I just started researching about building speakers and am finding a wealth of information on this site. The many speaker builds of shackters just amazes me! 

I have newbie question on using multiple Tweeters in a single configuration i.e., I have seen designs like MTM, TMM etc., but the ones I have come across so far are limited to 1 tweeter & 1 or more woofer or midranges. 

Is there a reason for this? Or could you kindly point me to some resources where I can learn more about such issues? 

Thanks for your patience.


----------



## BoomieMCT (Dec 11, 2006)

Multiple tweeters can cause something called "comb filtering effect" where basically the outputs of the offset tweeters interfere with each other and cause bad things. Woofers will do it too but the longer the wavelength (lower the frequency) the less driver offset will matter.
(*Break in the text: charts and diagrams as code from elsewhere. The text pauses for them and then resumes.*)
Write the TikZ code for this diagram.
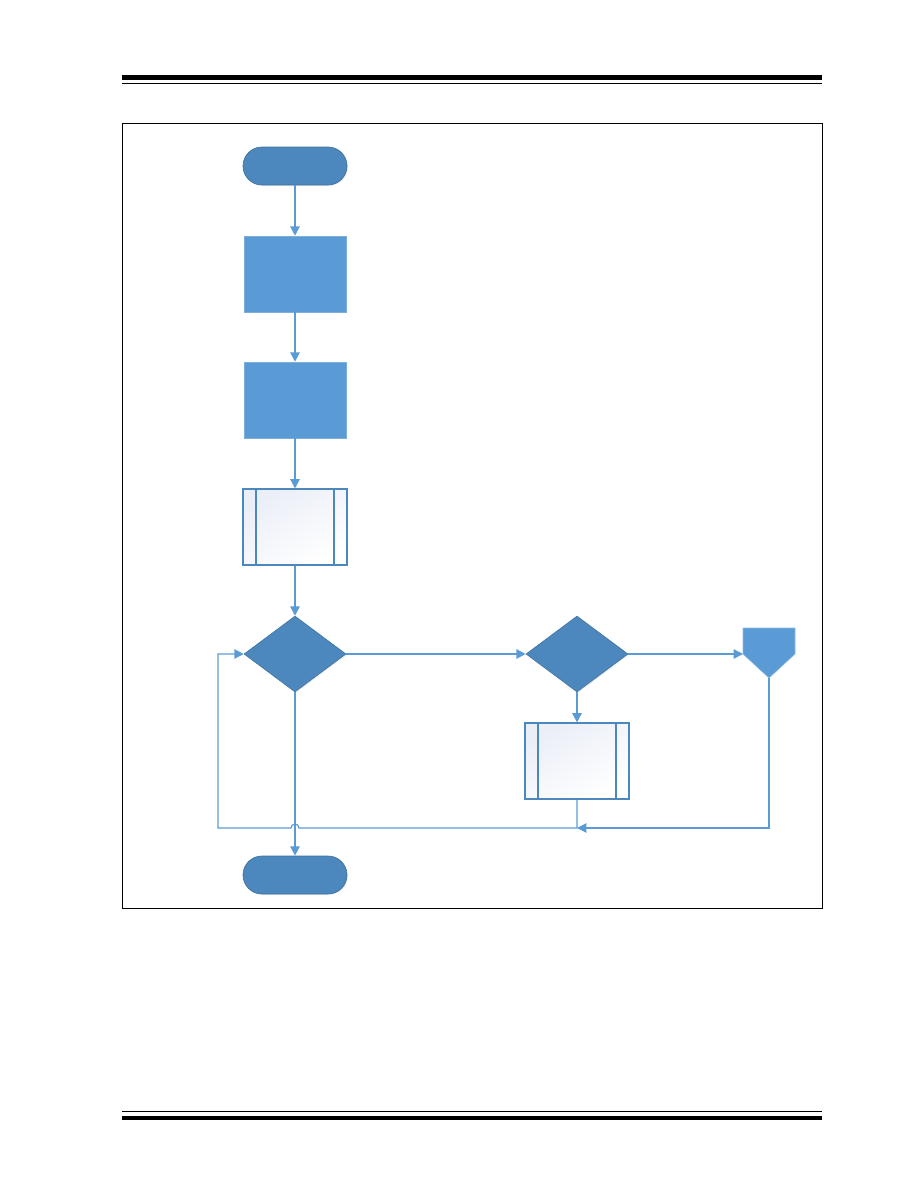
\documentclass[tikz,border=0pt]{standalone}
\usepackage{tikz}
\usetikzlibrary{arrows.meta,shapes.geometric,shadows}

\definecolor{termblue}{RGB}{76,135,189}
\definecolor{termedge}{RGB}{65,113,156}
\definecolor{procblue}{RGB}{91,155,213}
\definecolor{linkblue}{RGB}{91,155,213}
\definecolor{ppshade}{RGB}{234,238,247}

\begin{document}
\begin{tikzpicture}[x=0.75pt, y=-0.75pt, >={Triangle[length=7pt,width=7pt]},
    term/.style={rectangle, rounded corners=14.25pt, draw=termedge, fill=termblue,
               line width=0.5pt, minimum width=78pt, minimum height=28.5pt,
               drop shadow={opacity=0.12, shadow xshift=0.8pt, shadow yshift=-0.8pt}},
    proc/.style={rectangle, draw=procblue!80!white, fill=procblue, line width=0.4pt,
               minimum width=76.5pt, minimum height=57pt,
               drop shadow={opacity=0.12, shadow xshift=0.8pt, shadow yshift=-0.8pt}},
    predef/.style={rectangle, draw=termblue, line width=0.8pt, minimum width=78pt,
               minimum height=57pt, shading=axis, top color=ppshade, bottom color=white,
               shading angle=30,
               path picture={\draw[termblue, line width=0.8pt]
                 ([xshift=9.75pt]path picture bounding box.north west) --
                 ([xshift=9.75pt]path picture bounding box.south west)
                 ([xshift=-9.75pt]path picture bounding box.north east) --
                 ([xshift=-9.75pt]path picture bounding box.south east);}},
    dec/.style={diamond, draw=termedge, fill=termblue, line width=0.4pt, inner sep=0pt,
               aspect=1.34, minimum width=76.5pt, minimum height=57pt,
               drop shadow={opacity=0.12, shadow xshift=0.8pt, shadow yshift=-0.8pt}},
    link/.style={draw=linkblue, line width=1.1pt},
    loop/.style={draw=linkblue, line width=0.9pt}]
  \useasboundingbox (0,0) rectangle (918,1188);
  % page rules and frame
  \fill (122,75) rectangle (822,80);
  \draw[line width=0.75pt] (122,83.3) -- (822,83.3);
  \draw[line width=0.75pt] (122,1111.3) -- (822,1111.3);
  \fill (122,1115.7) rectangle (822,1120);
  \draw[line width=0.65pt] (122,123) rectangle (822,908);

  % main column
  \node[term]   (start) at (295,166) {};
  \node[proc]   (init)  at (295,274) {};
  \node[proc]   (conf)  at (295,400) {};
  \node[predef] (call)  at (295,527) {};
  \node[dec]    (test)  at (295,654) {};
  \node[term]   (stop)  at (295,875) {};
  % right side
  \node[dec]    (check) at (577,654) {};
  \node[predef] (serv)  at (577,761) {};
  % off-page connector
  \filldraw[fill=procblue, draw=procblue!70!white, line width=0.4pt]
    (743,628) -- (795,628) -- (795,654) -- (769,678) -- (743,654) -- cycle;
  \coordinate (offin)  at (743,654);
  \coordinate (offout) at (769,678);
  \coordinate (join)   at (577,828);

  \draw[link, ->] (start) -- (init);
  \draw[link, ->] (init) -- (conf);
  \draw[link, ->] (conf) -- (call);
  \draw[link, ->] (call) -- (test);
  \draw[link, ->] (test) -- (check);
  \draw[link, ->] (check) -- (offin);
  \draw[link, ->] (check) -- (serv);
  \draw[link, ->] (test) -- (stop);
  \draw[loop, ->] (offout) |- (join);
  \draw[loop, ->] (serv.south) -- (join) -- (299,828)
        arc[start angle=0, end angle=180, radius=3pt] -- (218,828) |- (test.west);
\end{tikzpicture}
\end{document}
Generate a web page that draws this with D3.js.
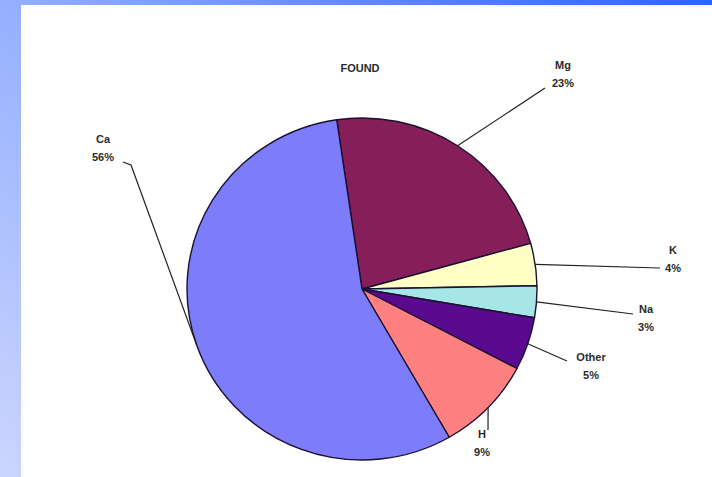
<!DOCTYPE html>
<html lang="en">
<head>
<meta charset="utf-8">
<title>FOUND pie</title>
<script src="https://cdn.jsdelivr.net/npm/d3@7"></script>
<style>
  html, body { margin: 0; padding: 0; background: #fff; }
  svg { display: block; }
  .lbl { font-family: Arial, "Liberation Sans", sans-serif; font-size: 11px; font-weight: bold; fill: #2a2a2a; }
</style>
</head>
<body>
<script>
// data, clockwise from the top
var categories = ['Mg', 'K', 'Na', 'Other', 'H', 'Ca'];
var values = [23, 4, 3, 5, 9, 56];
var colors = ['#861e5a', '#ffffc6', '#a6e6e6', '#5a0a8e', '#ff8080', '#7d7dfb'];
var title = 'FOUND';

// label layout: centre of the name line, and where the leader ends
var labelPos = {
  Mg:    { x: 563, y: 65,  lx: 545, ly: 88 },
  K:     { x: 673, y: 250, lx: 660, ly: 268 },
  Na:    { x: 646, y: 309, lx: 633, ly: 314 },
  Other: { x: 591, y: 357, lx: 567, ly: 361 },
  H:     { x: 482, y: 434, lx: 488, ly: 430 },
  Ca:    { x: 103, y: 139, lx: 131, ly: 165, ex: 123, ey: 162 }
};

var w = 712, h = 477;
var cx = 362, cy = 289, rx = 175, ry = 171;
var startDeg = -8.3;

var svg = d3.select('body').append('svg')
  .attr('width', w)
  .attr('height', h);

// slide background
var defs = svg.append('defs');
var grad = defs.append('linearGradient')
  .attr('id', 'bg')
  .attr('x1', 0).attr('y1', 1).attr('x2', 1).attr('y2', 0);
grad.append('stop').attr('offset', 0).attr('stop-color', '#ccd5fd');
grad.append('stop').attr('offset', 0.5).attr('stop-color', '#95b0ff');
grad.append('stop').attr('offset', 1).attr('stop-color', '#2c64ff');

svg.append('rect').attr('width', w).attr('height', h).attr('fill', 'url(#bg)');
svg.append('rect')
  .attr('x', 21).attr('y', 5)
  .attr('width', w - 21).attr('height', h - 5)
  .attr('fill', '#ffffff');

// title
svg.append('text')
  .attr('class', 'lbl')
  .attr('x', 360).attr('y', 72)
  .attr('text-anchor', 'middle')
  .text(title);

var data = categories.map(function(c, i) {
  return { name: c, value: values[i], color: colors[i] };
});

var pie = d3.pie()
  .sort(null)
  .value(function(d) { return d.value; })
  .startAngle(startDeg * Math.PI / 180)
  .endAngle((startDeg + 360) * Math.PI / 180);

var arcs = pie(data);

var arc = d3.arc().innerRadius(0).outerRadius(rx);

var g = svg.append('g')
  .attr('transform', 'translate(' + cx + ',' + cy + ') scale(1,' + (ry / rx) + ')');

g.selectAll('path')
  .data(arcs)
  .enter()
  .append('path')
  .attr('d', arc)
  .attr('fill', function(d) { return d.data.color; })
  .attr('stroke', '#1a1030')
  .attr('stroke-width', 1.4)
  .attr('vector-effect', 'non-scaling-stroke')
  .attr('stroke-linejoin', 'round');

// leader lines and labels
function edgePoint(d) {
  var a = (d.startAngle + d.endAngle) / 2;
  return [cx + rx * Math.sin(a), cy - ry * Math.cos(a)];
}

arcs.forEach(function(d) {
  var p = labelPos[d.data.name];
  var e = edgePoint(d);
  var pts = [e, [p.lx, p.ly]];
  if (p.ex !== undefined) pts.push([p.ex, p.ey]);
  svg.append('path')
    .attr('d', d3.line()(pts))
    .attr('fill', 'none')
    .attr('stroke', '#222')
    .attr('stroke-width', 1.2);

  var t = svg.append('text')
    .attr('class', 'lbl')
    .attr('text-anchor', 'middle');
  t.append('tspan').attr('x', p.x).attr('y', p.y + 4).text(d.data.name);
  t.append('tspan').attr('x', p.x).attr('y', p.y + 22).text(d.data.value + '%');
});
</script>
</body>
</html>
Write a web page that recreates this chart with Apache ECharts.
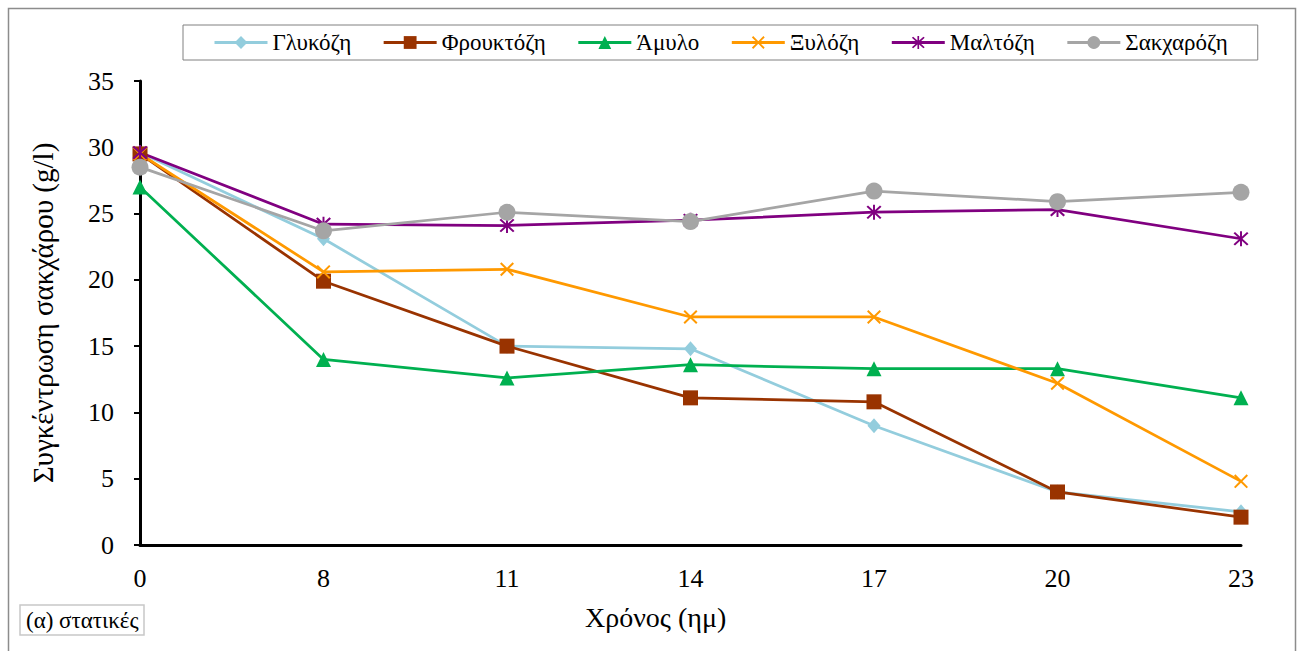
<!DOCTYPE html>
<html>
<head>
<meta charset="utf-8">
<title>Συγκέντρωση σακχάρου</title>
<script src="https://cdn.jsdelivr.net/npm/echarts@6/dist/echarts.min.js"></script>
<style>
  html, body { margin: 0; padding: 0; background: #fff; }
  #chart { width: 1301px; height: 651px; }
</style>
</head>
<body>
<div id="chart"></div>
<script>
// Sampling days
const days = ['0', '8', '11', '14', '17', '20', '23'];

// Sugar concentration (g/l) per carbon source
const glucose   = [29.6, 23.1, 15.0, 14.8, 9.0, 4.0, 2.5];
const fructose  = [29.5, 19.9, 15.0, 11.1, 10.8, 4.0, 2.1];
const starch    = [27.0, 14.0, 12.6, 13.6, 13.3, 13.3, 11.1];
const xylose    = [29.5, 20.6, 20.8, 17.2, 17.2, 12.2, 4.8];
const maltose   = [29.6, 24.2, 24.1, 24.5, 25.1, 25.3, 23.1];
const sucrose   = [28.5, 23.7, 25.1, 24.4, 26.7, 25.9, 26.6];

const names = ['Γλυκόζη', 'Φρουκτόζη', 'Άμυλο', 'Ξυλόζη', 'Μαλτόζη', 'Σακχαρόζη'];
const yTicks = { min: 0, max: 35, interval: 5 };

const FONT = '"Liberation Serif", "DejaVu Serif", serif';

// Marker shapes not built into ECharts
const crossPath = 'path://M0,1L1,0L5,4L9,0L10,1L6,5L10,9L9,10L5,6L1,10L0,9L4,5Z';
const starPath  = 'path://M0,1L1,0L5,4L9,0L10,1L6,5L10,9L9,10L5,6L1,10L0,9L4,5Z M4.35,-0.5L5.65,-0.5L5.65,10.5L4.35,10.5Z';

function lineSeries(name, data, color, symbol, size) {
  return {
    name: name,
    type: 'line',
    data: data,
    symbol: symbol,
    symbolSize: size,
    showAllSymbol: true,
    lineStyle: { color: color, width: 2.75 },
    itemStyle: { color: color, borderWidth: 0 },
    emphasis: { disabled: true },
    animation: false
  };
}

const chart = echarts.init(document.getElementById('chart'), null, { renderer: 'svg' });

chart.setOption({
  backgroundColor: '#ffffff',
  animation: false,
  textStyle: { fontFamily: FONT, color: '#000' },
  title: {
    text: '(α) στατικές',
    left: 20,
    top: 605,
    padding: [4, 6, 3, 6],
    borderColor: '#c8c8c8',
    borderWidth: 1.5,
    textStyle: { fontFamily: FONT, fontSize: 23, fontWeight: 'normal', color: '#000' }
  },
  legend: {
    left: 183,
    top: 25,
    padding: [6, 30],
    itemGap: 31,
    itemWidth: 53,
    itemHeight: 16,
    borderColor: '#808080',
    borderWidth: 1,
    data: names,
    lineStyle: { width: 3 },
    textStyle: { fontFamily: FONT, fontSize: 23, color: '#000' }
  },
  grid: { left: 140, right: 60, top: 81, bottom: 106 },
  xAxis: {
    type: 'category',
    data: days,
    boundaryGap: false,
    axisLine: { lineStyle: { color: '#000', width: 3 } },
    axisTick: { show: false },
    axisLabel: { fontFamily: FONT, fontSize: 26, color: '#000', margin: 20 },
    splitLine: { show: false }
  },
  yAxis: {
    type: 'value',
    min: yTicks.min,
    max: yTicks.max,
    interval: yTicks.interval,
    name: 'Συγκέντρωση σακχάρου (g/l)',
    nameLocation: 'middle',
    nameGap: 83,
    nameTextStyle: { fontFamily: FONT, fontSize: 29, color: '#000' },
    axisLine: { show: true, lineStyle: { color: '#000', width: 3 } },
    axisTick: { show: true, inside: false, length: 6, lineStyle: { color: '#000', width: 2 } },
    axisLabel: { fontFamily: FONT, fontSize: 26, color: '#000', margin: 26 },
    splitLine: { show: false }
  },
  graphic: [
    {
      type: 'rect',
      left: 6, top: 6,
      shape: { width: 1287, height: 700 },
      style: { fill: 'none', stroke: '#8c8c8c', lineWidth: 1.5 },
      silent: true
    },
    {
      type: 'text',
      left: 585,
      top: 603,
      style: { text: 'Χρόνος (ημ)', font: '28px ' + FONT, fill: '#000' }
    }
  ],
  series: [
    lineSeries(names[0], glucose,  '#93CDDD', 'diamond', [13, 15]),
    lineSeries(names[1], fructose, '#993300', 'rect', 15),
    lineSeries(names[2], starch,   '#00B050', 'triangle', 15),
    lineSeries(names[3], xylose,   '#FF9900', crossPath, 14),
    lineSeries(names[4], maltose,  '#800080', starPath, 15),
    lineSeries(names[5], sucrose,  '#A5A5A5', 'circle', 17)
  ]
});
</script>
</body>
</html>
I have seen a few commercial designs with multiple tweeters and I remain skeptical about them (line arrays and dipole tweeters excluded).


----------



## Geoff Gunnell (Jul 20, 2006)

In residential designs, intelligent choice of drivers and crossovers generally results in the mid-woofs and/or woofers reaching their limits first on standard program material -- so there's usually no need to go away from a single point source for the highest frequencies (with the exceptions noted above).


----------



## Guest (May 13, 2008)

You might want to pick up the LoudSpeaker Cookbook, on sale right now for $11 from Madisound. (6th ed). This will give you loads of information on the compromises you feel comfortable with. Most boil down to budget so don't be afraid to go cheap. One of my favorite subs only costs $15 and people are always amazed.


----------



## BoomieMCT (Dec 11, 2006)

DasBot said:


> One of my favorite subs only costs $15 and people are always amazed.


I've got to hear more about this!


----------



## Guest (May 13, 2008)

Pyramid car woofer. It says, "DUAL CHANNEL SUB" on the front. Retails for around $25.. Doubt they even make it any longer. Pyramid changes up much of their line. I have it in a ported 1.5cf box with passive coils for low pass. High pass is taken care of by a pair of Lightning Audio 6x9's in MDF boxes. (The boxes cost more than the speakers). I just have a single 200uf cap on each and an old Nikko amp running the deal. I only blew one during some showing off and that one lasted 5 years. I've had this one for 4 years now and still sounds great. Picture of the bench
http://img3.freeimagehosting.net/image.php?612567f411.jpg


----------



## looneybomber (Sep 20, 2006)

Geoff Gunnell said:


> In residential designs, intelligent choice of drivers and crossovers generally results in the mid-woofs and/or woofers reaching their limits first on standard program material -- so there's usually no need to go away from a single point source for the highest frequencies (with the exceptions noted above).


I would completely disagree, but I guess you did throw in a qualitative limiter; "Intelligent choice". Without defining what that specifically means, in a speaker design, the tweeter will be the weak link since you can't use multiple tweeters, except in a line array. Because of that, a single dome tweeter will limit output to the 112-115db range, where as it's possible to have woofers capable of delivering 130db+. Ribbon tweeters and planars will bump that output up a bit, as will compression drivers.


----------